PROVIDED ENTRIES:
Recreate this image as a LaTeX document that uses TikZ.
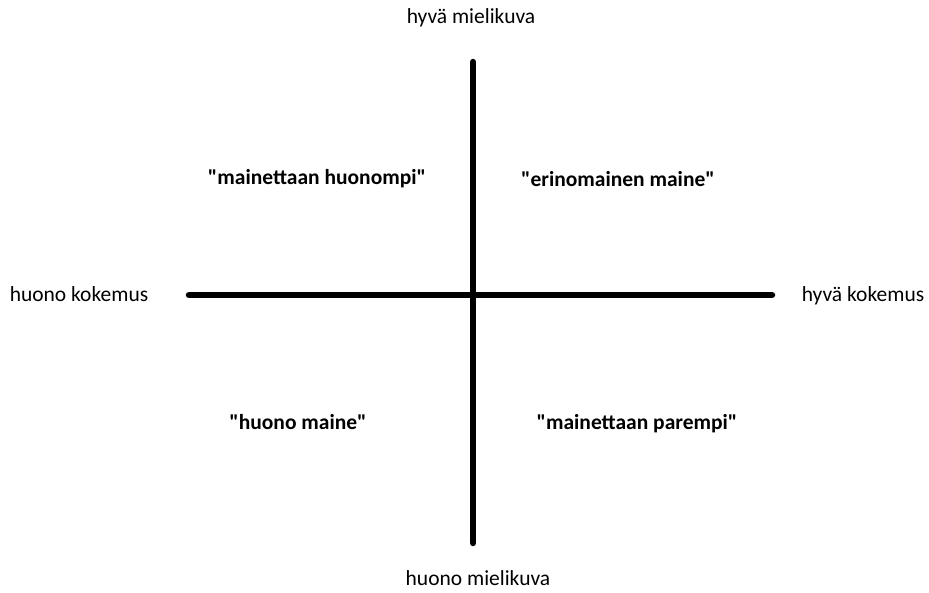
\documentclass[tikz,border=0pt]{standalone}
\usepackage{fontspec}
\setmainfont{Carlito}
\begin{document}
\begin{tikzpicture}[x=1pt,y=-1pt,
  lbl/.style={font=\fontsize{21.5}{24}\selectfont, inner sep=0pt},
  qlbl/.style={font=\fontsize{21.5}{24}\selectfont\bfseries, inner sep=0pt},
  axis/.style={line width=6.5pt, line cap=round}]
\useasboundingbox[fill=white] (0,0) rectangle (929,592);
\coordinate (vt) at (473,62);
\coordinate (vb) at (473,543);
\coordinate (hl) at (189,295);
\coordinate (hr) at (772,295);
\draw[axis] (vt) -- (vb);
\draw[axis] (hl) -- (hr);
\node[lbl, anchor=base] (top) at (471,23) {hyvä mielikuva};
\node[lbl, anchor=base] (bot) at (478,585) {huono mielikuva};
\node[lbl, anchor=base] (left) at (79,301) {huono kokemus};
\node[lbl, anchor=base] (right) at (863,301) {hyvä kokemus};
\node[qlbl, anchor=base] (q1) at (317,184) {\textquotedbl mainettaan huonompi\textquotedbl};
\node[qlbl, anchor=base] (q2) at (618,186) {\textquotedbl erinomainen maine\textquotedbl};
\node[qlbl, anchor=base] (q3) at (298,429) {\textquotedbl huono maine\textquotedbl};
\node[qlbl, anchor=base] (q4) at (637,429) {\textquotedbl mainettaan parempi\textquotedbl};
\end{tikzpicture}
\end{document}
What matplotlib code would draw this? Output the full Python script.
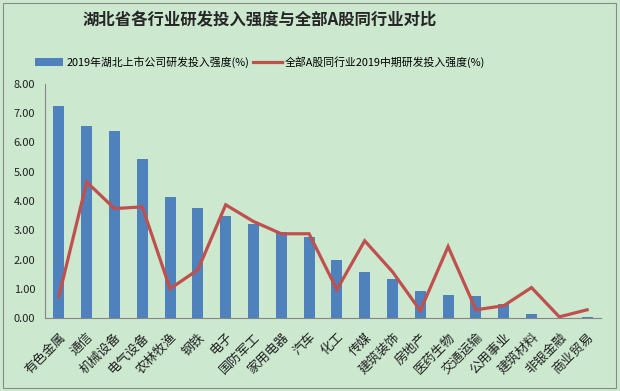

GOAL OF THE EXERCISE: Make an exact copy of every entry above, minus the images.

REPLY TO THE EXERCISE:
Recreate this image as a LaTeX document that uses TikZ.
\documentclass[tikz,border=0pt]{standalone}
\usepackage{fontspec}
\setmainfont{Carlito}
\begin{document}
\begin{tikzpicture}[x=1pt,y=-1pt,
  lbl/.style={font=\fontsize{21.5}{24}\selectfont, inner sep=0pt},
  qlbl/.style={font=\fontsize{21.5}{24}\selectfont\bfseries, inner sep=0pt},
  axis/.style={line width=6.5pt, line cap=round}]
\useasboundingbox[fill=white] (0,0) rectangle (929,592);
\coordinate (vt) at (473,62);
\coordinate (vb) at (473,543);
\coordinate (hl) at (189,295);
\coordinate (hr) at (772,295);
\draw[axis] (vt) -- (vb);
\draw[axis] (hl) -- (hr);
\node[lbl, anchor=base] (top) at (471,23) {hyvä mielikuva};
\node[lbl, anchor=base] (bot) at (478,585) {huono mielikuva};
\node[lbl, anchor=base] (left) at (79,301) {huono kokemus};
\node[lbl, anchor=base] (right) at (863,301) {hyvä kokemus};
\node[qlbl, anchor=base] (q1) at (317,184) {\textquotedbl mainettaan huonompi\textquotedbl};
\node[qlbl, anchor=base] (q2) at (618,186) {\textquotedbl erinomainen maine\textquotedbl};
\node[qlbl, anchor=base] (q3) at (298,429) {\textquotedbl huono maine\textquotedbl};
\node[qlbl, anchor=base] (q4) at (637,429) {\textquotedbl mainettaan parempi\textquotedbl};
\end{tikzpicture}
\end{document}
What matplotlib code would draw this? Output the full Python script.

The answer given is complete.